Dynamics and proliferation of turbulent stripes in plane-Poiseuille and plane-Couette flows

TL;DR

This study compares the internal dynamics and proliferation mechanisms of turbulent stripes in plane-Poiseuille and plane-Couette flows, revealing fundamental differences in their growth and splitting processes despite similar overall patterns.

Contribution

It provides a detailed analysis of the distinct mechanisms driving stripe proliferation in pressure-driven and shear-driven planar flows, highlighting the role of symmetry and internal growth processes.

Findings

Stripe creation is stochastic in Couette flow and deterministic in Poiseuille flow.

Stripe splitting mechanisms differ: tail shedding in Poiseuille and stripe division in Couette.

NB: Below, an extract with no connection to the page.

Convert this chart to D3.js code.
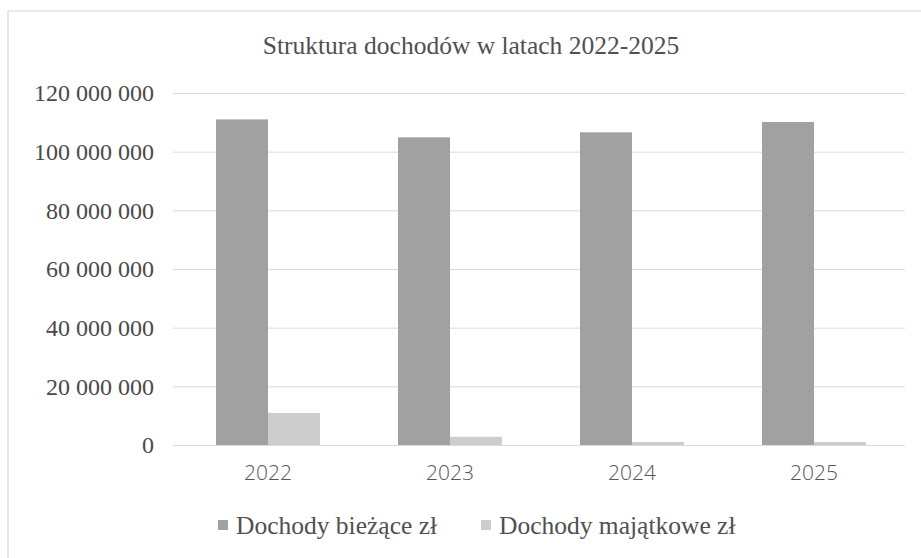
<!DOCTYPE html>
<html>
<head>
<meta charset="utf-8">
<script src="https://cdn.jsdelivr.net/npm/d3@7"></script>
<style>
  body { margin: 0; background: #fff; }
  svg { display: block; }
</style>
</head>
<body>
<div id="chart"></div>
<script>
// data
var years = ["2022", "2023", "2024", "2025"];
var seriesNames = ["Dochody bieżące zł", "Dochody majątkowe zł"];
var biezace = [111000000, 104900000, 106600000, 110100000];
var majatkowe = [10900000, 2800000, 1000000, 1000000];
var yTicks = [0, 20000000, 40000000, 60000000, 80000000, 100000000, 120000000];
var colors = ["#a1a1a1", "#cdcdcd"];

var W = 921, H = 558;
var svg = d3.select("#chart").append("svg")
    .attr("width", W)
    .attr("height", H);

// chart frame (only top and left edges are inside the picture)
svg.append("line").attr("x1", 8).attr("x2", W).attr("y1", 11).attr("y2", 11)
    .attr("stroke", "#d4d4d4").attr("stroke-width", 1.2);
svg.append("line").attr("x1", 8).attr("x2", 8).attr("y1", 11).attr("y2", H)
    .attr("stroke", "#d4d4d4").attr("stroke-width", 1.2);

var x0 = d3.scaleBand()
    .domain(years)
    .range([177, 905])
    .padding(0);
var x1 = d3.scaleBand()
    .domain(seriesNames)
    .range([0, x0.bandwidth()])
    .paddingInner(0)
    .paddingOuter(0.75);
var y = d3.scaleLinear()
    .domain([0, 120000000])
    .range([445, 93]);

var fmt = function(v) { return d3.format(",")(v).replace(/,/g, " "); };

// title
svg.append("text")
    .attr("x", 471)
    .attr("y", 54)
    .attr("text-anchor", "middle")
    .style("font-family", "'Liberation Serif', 'Times New Roman', serif")
    .style("font-size", "25.5px")
    .style("fill", "#505050")
    .text("Struktura dochodów w latach 2022-2025");

// gridlines + y labels
var yAxis = svg.append("g")
    .attr("transform", "translate(173,0)")
    .call(d3.axisLeft(y).tickValues(yTicks).tickSize(-(905 - 173)).tickPadding(19).tickFormat(fmt));
yAxis.select(".domain").remove();
yAxis.selectAll(".tick line").attr("stroke", "#dadada").attr("stroke-width", 1);
yAxis.selectAll(".tick text")
    .style("font-family", "'Liberation Serif', 'Times New Roman', serif")
    .style("font-size", "24px")
    .style("fill", "#4a4a4a");

// bars
var rows = years.map(function(yr, i) {
    return { year: yr, values: [biezace[i], majatkowe[i]] };
});
var groups = svg.selectAll("g.grp")
    .data(rows)
    .enter().append("g")
    .attr("class", "grp")
    .attr("transform", function(d) { return "translate(" + x0(d.year) + ",0)"; });
groups.selectAll("rect")
    .data(function(d) { return d.values.map(function(v, k) { return { k: k, v: v }; }); })
    .enter().append("rect")
    .attr("x", function(d) { return x1(seriesNames[d.k]); })
    .attr("width", x1.bandwidth())
    .attr("y", function(d) { return y(d.v); })
    .attr("height", function(d) { return y(0) - y(d.v); })
    .attr("fill", function(d) { return colors[d.k]; });

// x labels
var xAxis = svg.append("g")
    .attr("transform", "translate(0,445)")
    .call(d3.axisBottom(x0).tickSize(0).tickPadding(20));
xAxis.select(".domain").remove();
xAxis.selectAll(".tick text")
    .style("font-family", "'Open Sans', sans-serif")
    .style("font-weight", "300")
    .style("font-size", "21px")
    .style("fill", "#555");

// legend
var legendX = [218, 481];
var legend = svg.selectAll("g.leg")
    .data(seriesNames)
    .enter().append("g")
    .attr("class", "leg")
    .attr("transform", function(d, i) { return "translate(" + legendX[i] + ",525)"; });
legend.append("rect")
    .attr("x", 0).attr("y", -5)
    .attr("width", 10).attr("height", 10)
    .attr("fill", function(d, i) { return colors[i]; });
legend.append("text")
    .attr("x", 18)
    .attr("y", 0)
    .attr("dy", "0.35em")
    .style("font-family", "'Liberation Serif', 'Times New Roman', serif")
    .style("font-size", "25.5px")
    .style("fill", "#505050")
    .text(function(d) { return d; });
</script>
</body>
</html>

Symmetry influences the number of laminar-turbulent interfaces in the flows.

Abstract

The first long-lived turbulent structures observable in planar shear flows take the form of localized stripes, inclined with respect to the mean flow direction. The dynamics of these stripes are central to transition, and recent studies proposed an analogy to directed percolation where the stripes' proliferation is ultimately responsible for turbulence to become sustained. In the present study we focus on the internal stripe dynamics as well as on the eventual stripe expansion, and we compare the underlying mechanisms in pressure and shear driven planar flows, respectively plane-Poiseuille and plane-Couette flow. Despite the similarities of the overall laminar-turbulence patterns, the stripe proliferation processes in the two cases are fundamentally different. Starting from the growth and sustenance of individual stripes, we find that in plane-Couette flow new streaks are created stochastically throughout the stripe whereas in plane-Poiseuille flow streak creation is deterministic and occurs locally at the downstream tip. Because of the up/downstream symmetry, Couette stripes, in contrast to Poiseuille stripes, have two weak and two strong laminar turbulent interfaces. These differences in symmetry as well as in internal growth give rise to two fundamentally different stripe splitting mechanisms. In plane-Poiseuille flow splitting is connected to the elongational growth of the original stripe, and it results from a break-off / shedding of the stripe's tail. In plane-Couette flow splitting follows from a broadening of the original stripe and a division along the stripe into two slimmer stripes.